Homecoming

Homecoming: Leica Q2

“Your pain is the breaking of the shell that encloses your understanding.”

(Kahil Gibran)


Understanding takes time and space.

And it’s fair to say that I hadn’t planned to be away for so long.

But learning doesn’t happen to a prescribed schedule and I needed to devote some time and space to nurture a different sense of being in the world; to address a shift that I knew was disturbing me, making itself felt, but that I couldn’t quite name.

The energy was fading from my writing and social media, my photography wasn’t as fulfilling as usual and finding my way into day-to-day creativity was becoming a chore. What had once felt life-giving and fundamental started to feel like something I could live without and so this has been a time to retire from my usual busyness. I needed time and space to contemplate and reflect, rather than push on through…

In these moments of shift, it’s not unusual to feel lost. In fact, for anyone interested in growth or development, I encourage it.

I’ve come to know that, when I lose my way, additional information often a distraction. This period of inner work has been a soulful rather than a spatial endeavour and so, rather than reaching outwards for familiar landmarks, I’ve let change emerge from within. It’s been important to endure some of the the pain that Kahil Gibran speaks about, the feeling of new understanding that is achieved by breaking our shells from the inside rather than that of knowledge gained by cracking shells from the outside.

As I’ve wandered around my local heathlands, wolds and fens, I’ve reacquainted myself with my landscape. In turn, the landscape has done it’s work on me. A process that is both physical, embodied and cognitive.

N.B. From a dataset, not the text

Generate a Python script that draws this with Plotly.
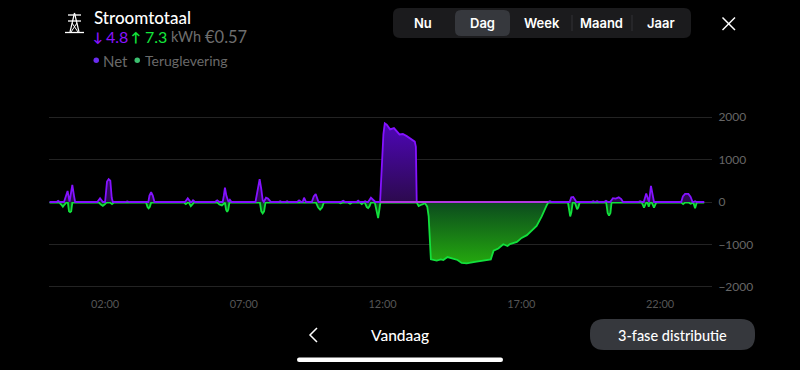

Open skies and distant horizons bring a different appreciation of time and space. The feeling of ‘lost’ seems to arrive with an accompanying sense of ‘home’ as distant horizons and vistas keep me orientated. Rebecca Solnit tells us that blue is the colour of longing for the distances you never arrive in:

“If you can look across the distance without wanting to close it up, if you can bring your own longing in the same way that you own the beauty of that blue that can never be possessed? For something of this longing will, like the blue of distance, only be relocated, not assuaged, by acquisition and arrival, just as mountains cease to be blue when you arrive among them and the blue instead tints the next beyond.”

My local landscape is one of big skies and far horizons and, even in the half-light, when I might not know where I am, the blue distance offers me the energy to commit towards the understanding of wherever it is that I’m going.


Notes:

My opening quotation is from Kahil Gibran’s collection of 26 fables, collected together in ‘The Prophet.’ The book has been translated into more than 100 languages and has never been out of print.

A Field Guide To Getting Lost’ by Rebecca Solnit is an essential read for any wanderer and wonderer!

Although I have enjoyed travelling mostly alone through this rather quiet time, the ability to touch base with friends and colleagues who have helped me think rather than just helped has been invaluable. Please don’t feel tempted do deep work on your own.